* **Directions**
Omit all images, then return the remaining material exactly as it stands.
[BEGIN Information provided]
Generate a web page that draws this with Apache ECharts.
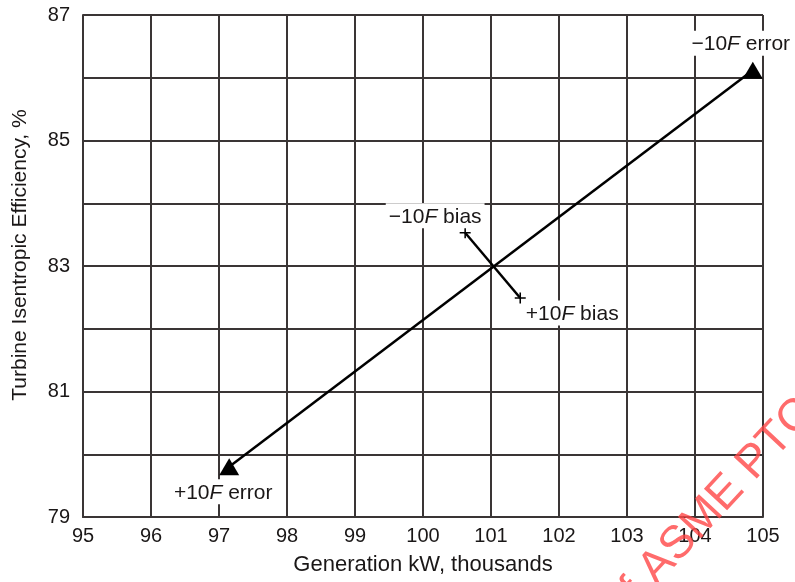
<!DOCTYPE html>
<html>
<head>
<meta charset="utf-8">
<script src="https://cdn.jsdelivr.net/npm/echarts@6/dist/echarts.min.js"></script>
<style>
html,body{margin:0;padding:0;background:#fff;}
#chart{width:795px;height:582px;}
</style>
</head>
<body>
<div id="chart"></div>
<script>
// ---- data ----
const xMin = 95, xMax = 105;
const yMin = 79, yMax = 87;
const yLabelValues = [79, 81, 83, 85, 87];

const errorX = [97.15, 104.85];
const errorY = [79.8, 86.12];
const errorLabels = ['{n|+10}{i|F}{n| error}', '{n|−10}{i|F}{n| error}'];

const biasX = [100.62, 101.43];
const biasY = [83.53, 82.49];
const biasLabels = ['{n|−10}{i|F}{n| bias}', '{n|+10}{i|F}{n| bias}'];

const baseX = [101];
const baseY = [83];
const baseLabels = ['Base'];

// ---- styles ----
const FONT = 'Liberation Sans, Arial, sans-serif';
const gridColor = '#3a3535';
const textColor = '#1a1717';
const rich = {
  n: { fontFamily: FONT, fontSize: 21, color: textColor, opacity: 1 },
  i: { fontFamily: FONT, fontSize: 21, color: textColor, fontStyle: 'italic', opacity: 1 }
};
const errorOffsets = [[-6, 25], [-12, -27]];
const biasOffsets = [[-30, -17], [52, 15]];
const baseOffsets = [[40, 1]];

function pts(xs, ys) { return xs.map((x, i) => [x, ys[i]]); }
function labelled(xs, ys, labels, offsets) {
  return xs.map((x, i) => ({
    value: [x, ys[i]],
    label: {
      show: true, position: 'inside', offset: offsets[i],
      formatter: labels[i], rich: rich, color: textColor, opacity: 1,
      backgroundColor: '#ffffff', padding: [3, 3, 1, 3]
    }
  }));
}

const crossPath = 'path://M0,4.3H10V5.7H0Z M4.3,0H5.7V10H4.3Z';

const chart = echarts.init(document.getElementById('chart'), null, { renderer: 'canvas' });
chart.setOption({
  animation: false,
  backgroundColor: '#fff',
  grid: { left: 83, right: 32, top: 15, bottom: 65, containLabel: false },
  xAxis: {
    type: 'value', min: xMin, max: xMax, interval: 1,
    name: 'Generation kW, thousands', nameLocation: 'middle', nameGap: 37,
    nameTextStyle: { fontFamily: FONT, fontSize: 22, color: textColor },
    axisLine: { show: true, lineStyle: { color: gridColor, width: 2 } },
    axisTick: { show: false },
    axisLabel: { fontFamily: FONT, fontSize: 20, color: textColor, margin: 9 },
    splitLine: { show: true, lineStyle: { color: gridColor, width: 2 } }
  },
  yAxis: {
    type: 'value', min: yMin, max: yMax, interval: 1,
    name: 'Turbine Isentropic Efficiency, %', nameLocation: 'middle', nameGap: 52,
    nameTextStyle: { fontFamily: FONT, fontSize: 21, color: textColor, padding: [0, 0, 0, 22] },
    axisLine: { show: true, lineStyle: { color: gridColor, width: 2 } },
    axisTick: { show: false },
    axisLabel: {
      fontFamily: FONT, fontSize: 20, color: textColor, margin: 13,
      formatter: v => (yLabelValues.indexOf(v) >= 0 ? String(v) : '')
    },
    splitLine: { show: true, lineStyle: { color: gridColor, width: 2 } }
  },
  series: [
    {
      type: 'line', data: pts(errorX, errorY), symbol: 'none', z: 3,
      lineStyle: { color: '#000', width: 2.5 }
    },
    {
      type: 'scatter', data: labelled(errorX, errorY, errorLabels, errorOffsets),
      symbol: 'triangle', symbolSize: [20, 17], z: 4,
      itemStyle: { color: '#000', opacity: 1 }
    },
    {
      type: 'line', data: pts(biasX, biasY), symbol: 'none', z: 3,
      lineStyle: { color: '#000', width: 2.5 }
    },
    {
      type: 'scatter', data: labelled(biasX, biasY, biasLabels, biasOffsets),
      symbol: crossPath, symbolSize: 11, z: 4,
      itemStyle: { color: '#000', opacity: 1 }
    },
    {
      type: 'scatter', data: labelled(baseX, baseY, baseLabels, baseOffsets),
      symbol: 'none', z: 4, itemStyle: { opacity: 1 }
    }
  ],
  graphic: [{
    type: 'text', x: 710, y: 510, rotation: 47 * Math.PI / 180, z: 100,
    style: {
      text: 'of ASME PTC', fontFamily: FONT, fontSize: 46,
      fill: 'rgba(255,70,70,0.8)', align: 'center', verticalAlign: 'middle'
    }
  }]
});
</script>
</body>
</html>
[END Information provided]
* **Finished task**
Generate a web page that draws this with Apache ECharts.
<!DOCTYPE html>
<html>
<head>
<meta charset="utf-8">
<script src="https://cdn.jsdelivr.net/npm/echarts@6/dist/echarts.min.js"></script>
<style>
html,body{margin:0;padding:0;background:#fff;}
#chart{width:795px;height:582px;}
</style>
</head>
<body>
<div id="chart"></div>
<script>
// ---- data ----
const xMin = 95, xMax = 105;
const yMin = 79, yMax = 87;
const yLabelValues = [79, 81, 83, 85, 87];

const errorX = [97.15, 104.85];
const errorY = [79.8, 86.12];
const errorLabels = ['{n|+10}{i|F}{n| error}', '{n|−10}{i|F}{n| error}'];

const biasX = [100.62, 101.43];
const biasY = [83.53, 82.49];
const biasLabels = ['{n|−10}{i|F}{n| bias}', '{n|+10}{i|F}{n| bias}'];

const baseX = [101];
const baseY = [83];
const baseLabels = ['Base'];

// ---- styles ----
const FONT = 'Liberation Sans, Arial, sans-serif';
const gridColor = '#3a3535';
const textColor = '#1a1717';
const rich = {
  n: { fontFamily: FONT, fontSize: 21, color: textColor, opacity: 1 },
  i: { fontFamily: FONT, fontSize: 21, color: textColor, fontStyle: 'italic', opacity: 1 }
};
const errorOffsets = [[-6, 25], [-12, -27]];
const biasOffsets = [[-30, -17], [52, 15]];
const baseOffsets = [[40, 1]];

function pts(xs, ys) { return xs.map((x, i) => [x, ys[i]]); }
function labelled(xs, ys, labels, offsets) {
  return xs.map((x, i) => ({
    value: [x, ys[i]],
    label: {
      show: true, position: 'inside', offset: offsets[i],
      formatter: labels[i], rich: rich, color: textColor, opacity: 1,
      backgroundColor: '#ffffff', padding: [3, 3, 1, 3]
    }
  }));
}

const crossPath = 'path://M0,4.3H10V5.7H0Z M4.3,0H5.7V10H4.3Z';

const chart = echarts.init(document.getElementById('chart'), null, { renderer: 'canvas' });
chart.setOption({
  animation: false,
  backgroundColor: '#fff',
  grid: { left: 83, right: 32, top: 15, bottom: 65, containLabel: false },
  xAxis: {
    type: 'value', min: xMin, max: xMax, interval: 1,
    name: 'Generation kW, thousands', nameLocation: 'middle', nameGap: 37,
    nameTextStyle: { fontFamily: FONT, fontSize: 22, color: textColor },
    axisLine: { show: true, lineStyle: { color: gridColor, width: 2 } },
    axisTick: { show: false },
    axisLabel: { fontFamily: FONT, fontSize: 20, color: textColor, margin: 9 },
    splitLine: { show: true, lineStyle: { color: gridColor, width: 2 } }
  },
  yAxis: {
    type: 'value', min: yMin, max: yMax, interval: 1,
    name: 'Turbine Isentropic Efficiency, %', nameLocation: 'middle', nameGap: 52,
    nameTextStyle: { fontFamily: FONT, fontSize: 21, color: textColor, padding: [0, 0, 0, 22] },
    axisLine: { show: true, lineStyle: { color: gridColor, width: 2 } },
    axisTick: { show: false },
    axisLabel: {
      fontFamily: FONT, fontSize: 20, color: textColor, margin: 13,
      formatter: v => (yLabelValues.indexOf(v) >= 0 ? String(v) : '')
    },
    splitLine: { show: true, lineStyle: { color: gridColor, width: 2 } }
  },
  series: [
    {
      type: 'line', data: pts(errorX, errorY), symbol: 'none', z: 3,
      lineStyle: { color: '#000', width: 2.5 }
    },
    {
      type: 'scatter', data: labelled(errorX, errorY, errorLabels, errorOffsets),
      symbol: 'triangle', symbolSize: [20, 17], z: 4,
      itemStyle: { color: '#000', opacity: 1 }
    },
    {
      type: 'line', data: pts(biasX, biasY), symbol: 'none', z: 3,
      lineStyle: { color: '#000', width: 2.5 }
    },
    {
      type: 'scatter', data: labelled(biasX, biasY, biasLabels, biasOffsets),
      symbol: crossPath, symbolSize: 11, z: 4,
      itemStyle: { color: '#000', opacity: 1 }
    },
    {
      type: 'scatter', data: labelled(baseX, baseY, baseLabels, baseOffsets),
      symbol: 'none', z: 4, itemStyle: { opacity: 1 }
    }
  ],
  graphic: [{
    type: 'text', x: 710, y: 510, rotation: 47 * Math.PI / 180, z: 100,
    style: {
      text: 'of ASME PTC', fontFamily: FONT, fontSize: 46,
      fill: 'rgba(255,70,70,0.8)', align: 'center', verticalAlign: 'middle'
    }
  }]
});
</script>
</body>
</html>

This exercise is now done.